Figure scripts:
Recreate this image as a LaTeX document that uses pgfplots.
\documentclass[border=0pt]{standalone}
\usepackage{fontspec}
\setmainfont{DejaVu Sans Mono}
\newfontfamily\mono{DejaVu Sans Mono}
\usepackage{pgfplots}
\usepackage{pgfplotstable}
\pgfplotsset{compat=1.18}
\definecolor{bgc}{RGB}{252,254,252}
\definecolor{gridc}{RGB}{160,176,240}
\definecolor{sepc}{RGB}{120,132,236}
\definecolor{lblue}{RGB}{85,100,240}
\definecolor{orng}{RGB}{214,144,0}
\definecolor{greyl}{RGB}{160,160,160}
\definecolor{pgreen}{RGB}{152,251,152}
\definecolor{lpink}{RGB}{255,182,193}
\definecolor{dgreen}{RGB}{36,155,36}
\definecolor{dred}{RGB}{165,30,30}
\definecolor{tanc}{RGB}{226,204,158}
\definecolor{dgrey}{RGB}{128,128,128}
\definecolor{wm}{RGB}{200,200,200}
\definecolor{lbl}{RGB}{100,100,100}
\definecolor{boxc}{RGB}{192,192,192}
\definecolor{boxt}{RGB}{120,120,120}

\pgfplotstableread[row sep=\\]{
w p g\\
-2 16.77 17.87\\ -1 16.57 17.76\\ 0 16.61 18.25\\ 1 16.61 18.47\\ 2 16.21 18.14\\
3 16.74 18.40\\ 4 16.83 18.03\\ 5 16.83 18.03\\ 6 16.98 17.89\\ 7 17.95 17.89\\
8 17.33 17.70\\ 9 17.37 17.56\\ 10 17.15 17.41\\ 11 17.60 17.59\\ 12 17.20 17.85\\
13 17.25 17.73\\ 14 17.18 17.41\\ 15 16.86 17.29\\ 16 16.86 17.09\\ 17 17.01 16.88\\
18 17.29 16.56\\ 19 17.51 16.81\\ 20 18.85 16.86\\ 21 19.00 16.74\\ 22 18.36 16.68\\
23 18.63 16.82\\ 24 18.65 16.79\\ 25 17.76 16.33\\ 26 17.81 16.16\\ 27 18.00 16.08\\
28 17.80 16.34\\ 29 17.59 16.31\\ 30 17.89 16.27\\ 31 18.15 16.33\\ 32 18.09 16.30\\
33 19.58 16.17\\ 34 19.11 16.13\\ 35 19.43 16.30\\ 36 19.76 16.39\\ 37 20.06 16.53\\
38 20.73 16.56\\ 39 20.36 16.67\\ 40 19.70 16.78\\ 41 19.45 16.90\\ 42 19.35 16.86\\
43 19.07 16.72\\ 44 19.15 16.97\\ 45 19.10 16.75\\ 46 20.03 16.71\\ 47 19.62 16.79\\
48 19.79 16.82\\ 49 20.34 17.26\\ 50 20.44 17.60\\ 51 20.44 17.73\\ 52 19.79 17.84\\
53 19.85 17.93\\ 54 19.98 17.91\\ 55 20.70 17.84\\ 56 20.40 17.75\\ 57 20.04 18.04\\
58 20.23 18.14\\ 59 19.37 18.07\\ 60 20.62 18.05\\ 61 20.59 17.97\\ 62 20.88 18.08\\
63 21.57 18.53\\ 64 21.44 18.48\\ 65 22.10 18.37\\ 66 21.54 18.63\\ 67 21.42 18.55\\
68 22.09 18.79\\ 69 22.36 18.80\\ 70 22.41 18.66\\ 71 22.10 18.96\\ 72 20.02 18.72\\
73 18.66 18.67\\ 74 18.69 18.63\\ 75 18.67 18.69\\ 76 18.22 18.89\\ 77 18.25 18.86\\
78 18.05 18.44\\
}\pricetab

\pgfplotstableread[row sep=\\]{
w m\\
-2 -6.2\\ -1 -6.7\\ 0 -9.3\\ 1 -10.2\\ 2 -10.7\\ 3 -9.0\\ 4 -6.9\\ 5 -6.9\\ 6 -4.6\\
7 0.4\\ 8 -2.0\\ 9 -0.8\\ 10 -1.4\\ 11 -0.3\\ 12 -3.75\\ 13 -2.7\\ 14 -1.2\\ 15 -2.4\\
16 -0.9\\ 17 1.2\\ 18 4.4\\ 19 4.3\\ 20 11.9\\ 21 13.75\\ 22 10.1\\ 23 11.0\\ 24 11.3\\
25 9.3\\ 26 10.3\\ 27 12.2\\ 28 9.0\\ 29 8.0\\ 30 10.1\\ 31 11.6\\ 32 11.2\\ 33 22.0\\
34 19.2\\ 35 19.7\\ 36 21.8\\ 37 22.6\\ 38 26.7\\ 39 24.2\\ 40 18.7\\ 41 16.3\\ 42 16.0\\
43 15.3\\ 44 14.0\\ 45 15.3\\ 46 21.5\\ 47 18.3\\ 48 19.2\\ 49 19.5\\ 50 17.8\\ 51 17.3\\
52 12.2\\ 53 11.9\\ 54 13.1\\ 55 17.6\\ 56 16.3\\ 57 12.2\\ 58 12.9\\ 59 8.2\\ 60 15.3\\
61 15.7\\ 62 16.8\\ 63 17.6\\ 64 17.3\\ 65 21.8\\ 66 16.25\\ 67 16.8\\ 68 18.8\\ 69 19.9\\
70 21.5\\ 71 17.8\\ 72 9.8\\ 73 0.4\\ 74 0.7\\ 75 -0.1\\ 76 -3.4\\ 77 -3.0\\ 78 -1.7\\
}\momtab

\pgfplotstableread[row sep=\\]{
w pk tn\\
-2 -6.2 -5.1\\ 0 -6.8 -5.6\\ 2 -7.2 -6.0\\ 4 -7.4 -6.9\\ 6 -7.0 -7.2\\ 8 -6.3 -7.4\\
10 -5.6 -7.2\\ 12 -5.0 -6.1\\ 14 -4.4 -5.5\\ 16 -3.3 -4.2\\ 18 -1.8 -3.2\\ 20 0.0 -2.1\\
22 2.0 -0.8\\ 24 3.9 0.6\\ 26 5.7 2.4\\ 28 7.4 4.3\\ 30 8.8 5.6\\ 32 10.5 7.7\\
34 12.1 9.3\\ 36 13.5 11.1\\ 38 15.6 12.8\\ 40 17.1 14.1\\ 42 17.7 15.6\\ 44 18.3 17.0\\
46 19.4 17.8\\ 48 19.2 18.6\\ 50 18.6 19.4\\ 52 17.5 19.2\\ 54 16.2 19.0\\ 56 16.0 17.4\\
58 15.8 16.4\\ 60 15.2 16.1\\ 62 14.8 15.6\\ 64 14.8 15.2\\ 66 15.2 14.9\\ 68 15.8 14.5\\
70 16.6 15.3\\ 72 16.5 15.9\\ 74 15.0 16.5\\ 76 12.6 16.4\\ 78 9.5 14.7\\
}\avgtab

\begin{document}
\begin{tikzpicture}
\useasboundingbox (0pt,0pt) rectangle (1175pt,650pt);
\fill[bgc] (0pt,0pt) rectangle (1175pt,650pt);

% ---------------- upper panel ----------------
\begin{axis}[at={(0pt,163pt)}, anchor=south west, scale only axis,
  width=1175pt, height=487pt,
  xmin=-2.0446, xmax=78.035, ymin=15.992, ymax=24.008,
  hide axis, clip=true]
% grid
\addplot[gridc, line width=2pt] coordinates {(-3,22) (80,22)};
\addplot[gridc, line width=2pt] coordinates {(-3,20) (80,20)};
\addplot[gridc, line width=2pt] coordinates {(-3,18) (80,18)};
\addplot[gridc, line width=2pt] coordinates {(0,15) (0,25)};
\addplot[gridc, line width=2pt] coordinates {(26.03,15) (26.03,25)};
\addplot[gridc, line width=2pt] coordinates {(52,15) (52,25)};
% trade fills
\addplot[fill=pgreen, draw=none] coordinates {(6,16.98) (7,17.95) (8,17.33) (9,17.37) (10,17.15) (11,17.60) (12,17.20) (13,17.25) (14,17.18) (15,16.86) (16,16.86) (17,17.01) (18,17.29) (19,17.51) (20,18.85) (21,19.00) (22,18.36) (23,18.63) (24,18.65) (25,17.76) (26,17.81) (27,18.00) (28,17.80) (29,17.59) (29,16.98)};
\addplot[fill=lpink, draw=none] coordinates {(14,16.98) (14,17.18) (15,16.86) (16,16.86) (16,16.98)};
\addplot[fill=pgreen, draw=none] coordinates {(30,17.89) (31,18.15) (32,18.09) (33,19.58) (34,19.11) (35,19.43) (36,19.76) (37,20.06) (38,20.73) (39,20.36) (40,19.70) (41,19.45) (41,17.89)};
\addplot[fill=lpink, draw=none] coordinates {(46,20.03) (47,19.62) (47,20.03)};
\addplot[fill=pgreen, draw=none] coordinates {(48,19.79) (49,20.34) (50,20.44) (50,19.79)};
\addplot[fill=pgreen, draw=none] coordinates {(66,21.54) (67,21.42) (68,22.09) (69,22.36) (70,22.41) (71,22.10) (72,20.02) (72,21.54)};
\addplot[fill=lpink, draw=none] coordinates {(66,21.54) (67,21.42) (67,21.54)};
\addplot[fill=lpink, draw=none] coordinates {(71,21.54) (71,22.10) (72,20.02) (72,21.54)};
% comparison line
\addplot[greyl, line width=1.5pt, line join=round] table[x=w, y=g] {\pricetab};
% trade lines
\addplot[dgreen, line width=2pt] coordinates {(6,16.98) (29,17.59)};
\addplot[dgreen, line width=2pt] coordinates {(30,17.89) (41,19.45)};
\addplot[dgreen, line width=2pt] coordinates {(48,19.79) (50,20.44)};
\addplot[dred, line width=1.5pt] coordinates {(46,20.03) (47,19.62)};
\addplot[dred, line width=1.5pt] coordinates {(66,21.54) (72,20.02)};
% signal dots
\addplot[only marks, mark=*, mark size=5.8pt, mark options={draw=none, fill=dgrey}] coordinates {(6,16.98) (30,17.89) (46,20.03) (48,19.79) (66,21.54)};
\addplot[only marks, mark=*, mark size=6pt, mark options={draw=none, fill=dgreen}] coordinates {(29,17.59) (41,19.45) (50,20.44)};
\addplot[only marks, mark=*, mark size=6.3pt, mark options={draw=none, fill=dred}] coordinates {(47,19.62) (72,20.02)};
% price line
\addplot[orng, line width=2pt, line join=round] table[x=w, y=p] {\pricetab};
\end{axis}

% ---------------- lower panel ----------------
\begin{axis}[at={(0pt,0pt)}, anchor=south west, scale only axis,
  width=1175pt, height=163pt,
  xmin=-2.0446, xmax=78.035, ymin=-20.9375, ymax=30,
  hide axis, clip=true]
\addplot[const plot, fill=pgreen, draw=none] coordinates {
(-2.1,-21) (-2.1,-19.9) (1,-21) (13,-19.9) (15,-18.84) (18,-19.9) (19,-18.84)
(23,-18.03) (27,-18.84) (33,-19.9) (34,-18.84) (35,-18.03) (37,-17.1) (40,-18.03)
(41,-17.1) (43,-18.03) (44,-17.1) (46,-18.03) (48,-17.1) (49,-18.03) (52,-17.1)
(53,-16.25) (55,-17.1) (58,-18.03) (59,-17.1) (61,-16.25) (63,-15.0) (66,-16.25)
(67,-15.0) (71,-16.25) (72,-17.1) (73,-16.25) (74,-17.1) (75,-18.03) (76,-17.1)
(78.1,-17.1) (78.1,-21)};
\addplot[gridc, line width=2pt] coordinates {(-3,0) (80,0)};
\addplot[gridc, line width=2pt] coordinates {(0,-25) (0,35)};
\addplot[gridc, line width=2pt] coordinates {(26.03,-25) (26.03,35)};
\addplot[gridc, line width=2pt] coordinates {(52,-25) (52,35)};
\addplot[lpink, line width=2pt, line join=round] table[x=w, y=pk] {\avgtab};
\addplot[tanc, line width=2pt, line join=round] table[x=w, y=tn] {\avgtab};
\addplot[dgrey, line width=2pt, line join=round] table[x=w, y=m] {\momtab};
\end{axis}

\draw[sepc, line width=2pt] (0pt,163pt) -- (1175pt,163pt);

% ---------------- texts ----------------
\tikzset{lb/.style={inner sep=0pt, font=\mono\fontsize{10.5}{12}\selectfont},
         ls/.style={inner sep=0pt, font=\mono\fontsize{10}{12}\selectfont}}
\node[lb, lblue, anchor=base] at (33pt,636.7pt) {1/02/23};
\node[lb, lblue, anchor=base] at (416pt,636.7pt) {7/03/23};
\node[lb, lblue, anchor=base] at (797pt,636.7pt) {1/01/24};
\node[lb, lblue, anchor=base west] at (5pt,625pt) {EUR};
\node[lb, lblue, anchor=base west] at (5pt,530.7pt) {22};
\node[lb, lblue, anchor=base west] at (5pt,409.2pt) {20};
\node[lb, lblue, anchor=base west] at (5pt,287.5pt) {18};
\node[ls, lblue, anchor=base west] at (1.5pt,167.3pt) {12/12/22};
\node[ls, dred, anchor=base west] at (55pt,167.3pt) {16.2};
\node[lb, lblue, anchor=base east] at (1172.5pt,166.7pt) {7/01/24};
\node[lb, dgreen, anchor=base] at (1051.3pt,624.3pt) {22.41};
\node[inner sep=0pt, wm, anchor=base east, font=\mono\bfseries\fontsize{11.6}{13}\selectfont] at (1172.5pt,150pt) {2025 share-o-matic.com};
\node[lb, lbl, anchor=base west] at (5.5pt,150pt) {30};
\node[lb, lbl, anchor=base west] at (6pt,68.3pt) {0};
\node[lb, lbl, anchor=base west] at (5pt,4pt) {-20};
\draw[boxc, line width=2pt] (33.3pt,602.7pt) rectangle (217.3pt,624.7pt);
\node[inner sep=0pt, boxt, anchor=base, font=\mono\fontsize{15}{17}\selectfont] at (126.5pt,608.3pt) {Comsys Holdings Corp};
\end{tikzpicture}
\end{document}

==

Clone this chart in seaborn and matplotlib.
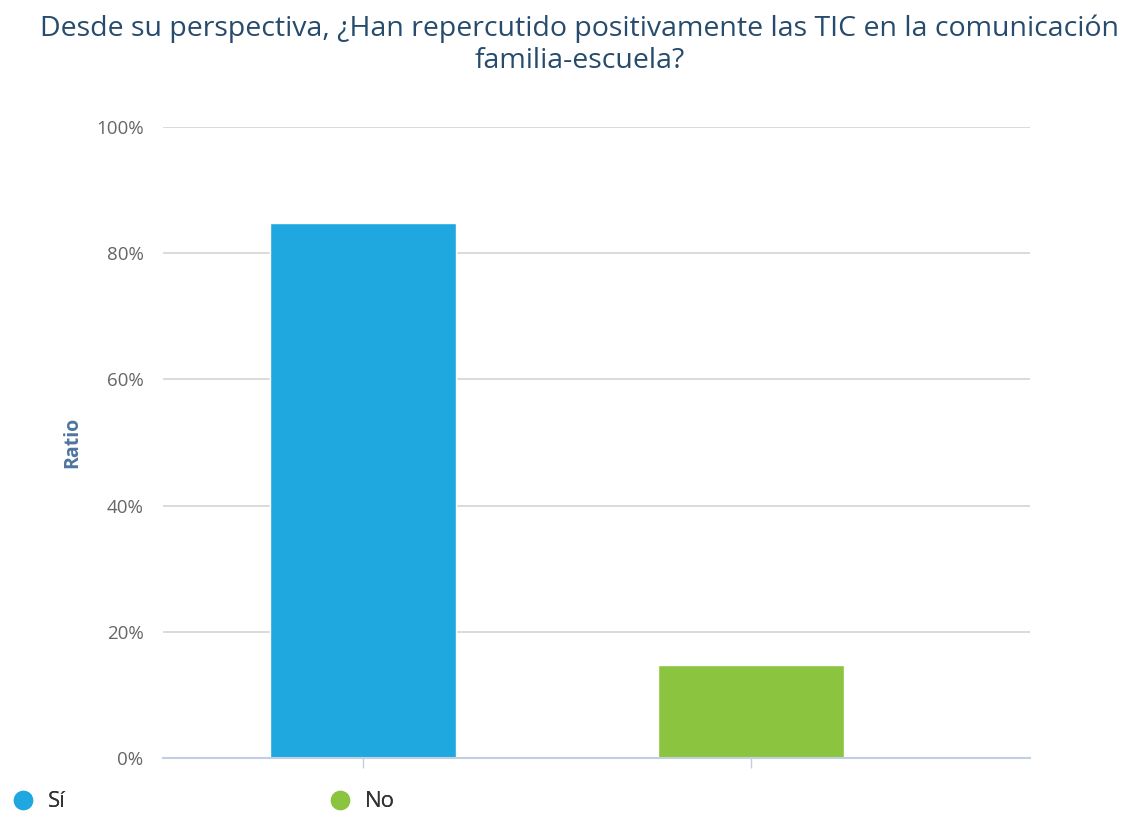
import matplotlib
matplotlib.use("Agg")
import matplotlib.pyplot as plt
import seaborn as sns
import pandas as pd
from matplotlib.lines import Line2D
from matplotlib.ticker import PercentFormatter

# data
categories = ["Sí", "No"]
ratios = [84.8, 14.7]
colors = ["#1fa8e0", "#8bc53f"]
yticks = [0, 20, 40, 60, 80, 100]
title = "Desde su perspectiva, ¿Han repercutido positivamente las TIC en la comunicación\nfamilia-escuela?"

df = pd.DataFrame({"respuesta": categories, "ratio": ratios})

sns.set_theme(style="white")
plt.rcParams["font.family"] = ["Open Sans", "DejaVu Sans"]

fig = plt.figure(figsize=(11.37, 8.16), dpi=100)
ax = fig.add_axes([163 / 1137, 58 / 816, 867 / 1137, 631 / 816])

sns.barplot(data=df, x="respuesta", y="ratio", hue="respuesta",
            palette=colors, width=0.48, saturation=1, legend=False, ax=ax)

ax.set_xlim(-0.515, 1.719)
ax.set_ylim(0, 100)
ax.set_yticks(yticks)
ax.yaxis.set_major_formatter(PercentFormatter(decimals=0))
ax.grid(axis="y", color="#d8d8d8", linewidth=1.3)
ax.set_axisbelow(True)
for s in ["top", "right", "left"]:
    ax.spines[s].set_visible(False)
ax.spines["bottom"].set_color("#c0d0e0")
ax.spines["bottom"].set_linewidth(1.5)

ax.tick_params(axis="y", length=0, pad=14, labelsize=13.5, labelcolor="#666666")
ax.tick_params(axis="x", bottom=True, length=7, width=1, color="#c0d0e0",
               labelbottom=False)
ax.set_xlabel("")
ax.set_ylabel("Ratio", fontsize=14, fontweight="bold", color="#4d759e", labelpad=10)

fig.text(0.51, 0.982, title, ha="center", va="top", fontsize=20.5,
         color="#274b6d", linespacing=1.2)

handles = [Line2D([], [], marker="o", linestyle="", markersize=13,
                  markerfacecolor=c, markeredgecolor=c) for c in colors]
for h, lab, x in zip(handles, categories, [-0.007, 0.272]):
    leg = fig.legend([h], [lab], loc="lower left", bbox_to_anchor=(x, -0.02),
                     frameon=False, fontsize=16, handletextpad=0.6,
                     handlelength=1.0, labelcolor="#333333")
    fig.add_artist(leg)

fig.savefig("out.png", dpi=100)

- What the exercise asks -
Taking the material above, give again exactly the lines from the one holding "Clone this chart in seaborn and matplotlib." through the one holding "ax = fig.add_axes([163", with both ends and without pictures.

- Task result -
Clone this chart in seaborn and matplotlib.
import matplotlib
matplotlib.use("Agg")
import matplotlib.pyplot as plt
import seaborn as sns
import pandas as pd
from matplotlib.lines import Line2D
from matplotlib.ticker import PercentFormatter

# data
categories = ["Sí", "No"]
ratios = [84.8, 14.7]
colors = ["#1fa8e0", "#8bc53f"]
yticks = [0, 20, 40, 60, 80, 100]
title = "Desde su perspectiva, ¿Han repercutido positivamente las TIC en la comunicación\nfamilia-escuela?"

df = pd.DataFrame({"respuesta": categories, "ratio": ratios})

sns.set_theme(style="white")
plt.rcParams["font.family"] = ["Open Sans", "DejaVu Sans"]

fig = plt.figure(figsize=(11.37, 8.16), dpi=100)
ax = fig.add_axes([163 / 1137, 58 / 816, 867 / 1137, 631 / 816])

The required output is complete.